REQUEST
Everything from the first line down to the line containing "Chart.register(...registerables);" is to be retyped exactly, both ends included, with pictures left out.

-=-=-

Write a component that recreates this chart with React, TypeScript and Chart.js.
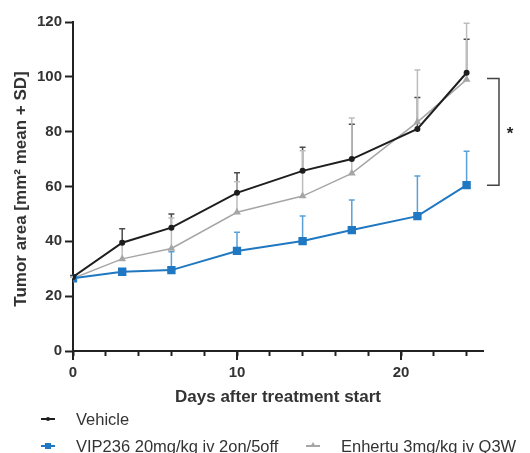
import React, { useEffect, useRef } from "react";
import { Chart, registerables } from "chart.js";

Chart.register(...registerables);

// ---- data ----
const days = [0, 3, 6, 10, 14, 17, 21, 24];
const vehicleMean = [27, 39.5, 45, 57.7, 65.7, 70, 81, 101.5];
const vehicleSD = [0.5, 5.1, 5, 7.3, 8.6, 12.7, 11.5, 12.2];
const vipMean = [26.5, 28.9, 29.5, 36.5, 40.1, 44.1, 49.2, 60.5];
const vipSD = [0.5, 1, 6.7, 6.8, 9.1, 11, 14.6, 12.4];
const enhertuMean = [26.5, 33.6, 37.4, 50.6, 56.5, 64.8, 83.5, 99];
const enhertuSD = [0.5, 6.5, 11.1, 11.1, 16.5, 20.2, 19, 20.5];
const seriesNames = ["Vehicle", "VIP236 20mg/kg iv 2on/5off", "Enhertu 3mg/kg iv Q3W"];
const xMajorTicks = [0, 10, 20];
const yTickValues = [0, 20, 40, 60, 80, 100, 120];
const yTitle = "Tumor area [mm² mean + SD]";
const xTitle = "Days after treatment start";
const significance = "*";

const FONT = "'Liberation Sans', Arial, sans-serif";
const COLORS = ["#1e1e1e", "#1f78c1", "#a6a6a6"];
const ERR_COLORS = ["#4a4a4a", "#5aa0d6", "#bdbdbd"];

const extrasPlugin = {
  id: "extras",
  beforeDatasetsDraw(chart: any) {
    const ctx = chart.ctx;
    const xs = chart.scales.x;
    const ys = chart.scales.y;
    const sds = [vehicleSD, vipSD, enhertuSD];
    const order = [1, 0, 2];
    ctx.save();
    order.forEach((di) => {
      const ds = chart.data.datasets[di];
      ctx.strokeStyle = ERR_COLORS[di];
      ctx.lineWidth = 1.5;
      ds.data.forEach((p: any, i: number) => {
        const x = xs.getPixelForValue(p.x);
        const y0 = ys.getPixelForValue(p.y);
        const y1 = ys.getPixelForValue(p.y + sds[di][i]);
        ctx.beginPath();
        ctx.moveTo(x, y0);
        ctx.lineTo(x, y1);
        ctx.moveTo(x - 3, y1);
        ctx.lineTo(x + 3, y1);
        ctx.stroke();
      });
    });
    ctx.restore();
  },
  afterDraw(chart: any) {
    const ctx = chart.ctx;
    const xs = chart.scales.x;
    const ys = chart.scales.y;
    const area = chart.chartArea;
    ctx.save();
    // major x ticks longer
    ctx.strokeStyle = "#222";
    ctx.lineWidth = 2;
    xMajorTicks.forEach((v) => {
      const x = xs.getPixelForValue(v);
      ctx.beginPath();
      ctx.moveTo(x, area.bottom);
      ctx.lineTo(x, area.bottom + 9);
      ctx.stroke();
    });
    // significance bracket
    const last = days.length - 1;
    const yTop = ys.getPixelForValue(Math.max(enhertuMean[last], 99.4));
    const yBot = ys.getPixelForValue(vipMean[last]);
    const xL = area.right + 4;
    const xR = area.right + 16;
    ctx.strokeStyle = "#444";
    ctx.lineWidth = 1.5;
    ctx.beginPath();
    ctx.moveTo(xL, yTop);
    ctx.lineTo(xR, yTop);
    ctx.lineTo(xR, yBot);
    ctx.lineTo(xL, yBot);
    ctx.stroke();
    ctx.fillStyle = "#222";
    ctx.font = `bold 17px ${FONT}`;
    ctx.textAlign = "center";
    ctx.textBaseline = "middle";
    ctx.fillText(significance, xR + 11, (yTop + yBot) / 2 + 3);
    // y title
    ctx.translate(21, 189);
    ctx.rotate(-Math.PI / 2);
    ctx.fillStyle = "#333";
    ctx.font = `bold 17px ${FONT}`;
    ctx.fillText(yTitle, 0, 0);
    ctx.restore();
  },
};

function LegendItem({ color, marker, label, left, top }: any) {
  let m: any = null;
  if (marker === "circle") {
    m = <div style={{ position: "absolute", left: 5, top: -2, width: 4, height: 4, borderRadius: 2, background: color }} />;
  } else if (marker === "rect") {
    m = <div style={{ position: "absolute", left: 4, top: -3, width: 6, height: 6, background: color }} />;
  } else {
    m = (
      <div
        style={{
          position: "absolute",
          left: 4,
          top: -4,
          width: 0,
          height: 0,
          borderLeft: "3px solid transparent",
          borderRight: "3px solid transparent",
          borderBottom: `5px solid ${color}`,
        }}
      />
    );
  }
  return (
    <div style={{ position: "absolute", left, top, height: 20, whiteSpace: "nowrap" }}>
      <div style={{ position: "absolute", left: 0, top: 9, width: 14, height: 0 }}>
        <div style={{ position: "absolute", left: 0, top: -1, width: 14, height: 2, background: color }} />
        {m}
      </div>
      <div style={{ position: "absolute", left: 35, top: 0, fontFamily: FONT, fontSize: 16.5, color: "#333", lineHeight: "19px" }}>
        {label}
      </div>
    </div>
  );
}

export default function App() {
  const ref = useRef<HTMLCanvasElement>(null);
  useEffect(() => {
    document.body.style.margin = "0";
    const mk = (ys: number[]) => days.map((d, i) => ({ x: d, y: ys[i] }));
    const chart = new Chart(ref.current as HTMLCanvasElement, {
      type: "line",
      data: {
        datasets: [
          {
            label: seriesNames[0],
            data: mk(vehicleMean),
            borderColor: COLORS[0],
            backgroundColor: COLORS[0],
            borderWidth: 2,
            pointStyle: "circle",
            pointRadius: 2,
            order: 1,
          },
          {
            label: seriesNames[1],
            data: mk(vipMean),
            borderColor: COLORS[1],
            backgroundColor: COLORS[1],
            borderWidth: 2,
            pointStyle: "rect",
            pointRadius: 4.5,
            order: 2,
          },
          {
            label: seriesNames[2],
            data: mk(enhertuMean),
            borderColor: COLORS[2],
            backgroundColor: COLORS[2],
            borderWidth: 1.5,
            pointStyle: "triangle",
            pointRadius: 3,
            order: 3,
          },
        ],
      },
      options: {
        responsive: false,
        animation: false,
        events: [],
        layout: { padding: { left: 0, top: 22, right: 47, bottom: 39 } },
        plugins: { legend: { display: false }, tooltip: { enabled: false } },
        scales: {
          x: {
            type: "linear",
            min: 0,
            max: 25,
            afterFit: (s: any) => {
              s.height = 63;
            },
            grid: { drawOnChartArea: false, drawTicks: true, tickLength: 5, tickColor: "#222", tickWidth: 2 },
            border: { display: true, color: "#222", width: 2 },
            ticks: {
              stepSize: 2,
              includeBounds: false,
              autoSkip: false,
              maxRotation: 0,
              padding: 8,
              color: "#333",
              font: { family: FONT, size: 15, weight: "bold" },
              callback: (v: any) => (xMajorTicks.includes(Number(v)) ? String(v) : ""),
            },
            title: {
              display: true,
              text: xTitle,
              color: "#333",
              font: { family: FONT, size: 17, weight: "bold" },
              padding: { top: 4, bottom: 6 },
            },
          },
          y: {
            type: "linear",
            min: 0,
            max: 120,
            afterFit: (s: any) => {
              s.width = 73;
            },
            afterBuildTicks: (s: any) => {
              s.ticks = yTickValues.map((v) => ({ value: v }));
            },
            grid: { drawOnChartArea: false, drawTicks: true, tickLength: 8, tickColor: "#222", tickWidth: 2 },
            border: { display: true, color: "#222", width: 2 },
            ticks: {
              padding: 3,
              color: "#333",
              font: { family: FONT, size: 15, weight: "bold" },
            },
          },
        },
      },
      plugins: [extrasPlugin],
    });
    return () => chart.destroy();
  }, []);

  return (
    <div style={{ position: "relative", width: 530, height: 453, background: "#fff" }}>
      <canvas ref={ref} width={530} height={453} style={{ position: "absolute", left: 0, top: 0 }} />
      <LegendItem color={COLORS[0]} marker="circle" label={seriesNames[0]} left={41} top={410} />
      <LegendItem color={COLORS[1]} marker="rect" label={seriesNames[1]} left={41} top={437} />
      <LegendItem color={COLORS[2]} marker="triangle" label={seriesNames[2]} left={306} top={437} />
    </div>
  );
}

-=-=-

SOLUTION FOR THIS TASK
Write a component that recreates this chart with React, TypeScript and Chart.js.
import React, { useEffect, useRef } from "react";
import { Chart, registerables } from "chart.js";

Chart.register(...registerables);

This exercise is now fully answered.